I welcome private and public nominations for my weekly, splendid philosopher of the week post! [Yes, enough folk persuaded me that "most underrated" could cause unintended harms.] Here are the rules: 1. no dead people; 2. no people currently or about to be employed in a Leiter top 50 (or equivalent) department (even thought these are also filled with splendid folk); 3. no former dissertation advisors, or other teachers from graduate school; 4. no former students; 5. No un-tenured junior folk (again accepting emendation); 6a: Excellence in more than one AOS, or 6b: noticeable public impact; 6C Just plain inspiring. (That is I want to recognize interesting philosophers, not just hyperspecialized ones!)
This week's splendid philosopher of the week is Kathleen Akins an associate professor at Simon Fraser, whose moving struggle with HLA-B27 Negative Ankylosing Spondylitis is recounted at Disabled Philosophers. (A site worth visiting and reflecting on regularly.) I adore her work because she doesn't merely use neuro-science to answer philosophical questions, but she also offers a critical and pro-active stance back on the sciences. (She also provided one of the first public mentions in philosophy of one of my undergraduate mentor and sometime co-author, George Smith.) Akins is one of the best color vision people in philosophy, and I can't wait to read her book-in-progress.
But Akins' fame rests, I think, on two remarkable articles. One is a paper that challenged one of the central dogma's of the second half century of analytic philosophy (that is) that intentionality/aboutness is somehow central to mental states. (It is amusing that this Scholastic concept been so greedily adopted by so-called naturalistic philosophers.) Her (complex) argument does not deny that there is such a thing as aboutness, although she insists -- "pace Sellars" [and Chisholm] -- with lots of empirical evidence that we really don't know what it is. But she simply dislodges it from its central position in the explanatory enterprise. More significantly, her 1996 article lays the groundwork for much of the recent focus on embodied and active cognitive capacities in philosophy of mind (so beloved by many of my fellow NewAPPSers).

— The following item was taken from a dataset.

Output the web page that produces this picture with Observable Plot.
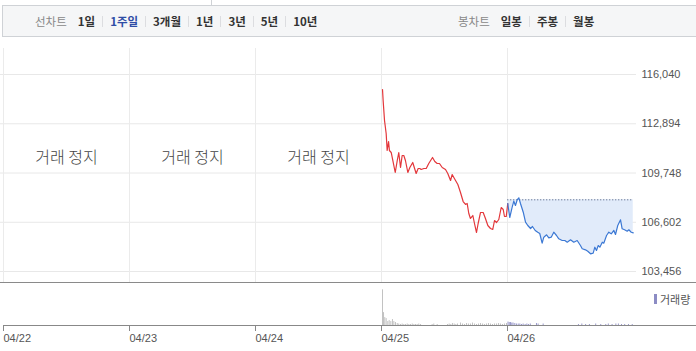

Second, her two (related) papers in which she criticizes Nagel's famous essay with bats in its title. "What is it like to be boring and myopic" (1993) and "A Bat Without Qualities" [Sadly, I couldn't an electronic copy of each available online.] For me the take home message of these papers is that science can and will surprise us in many ways about how we experience the world. Science won't settle philosophic questions, but it can undermine our confidence in our thinking that we asked the right question. In doing so, it can also change our sense of who we are.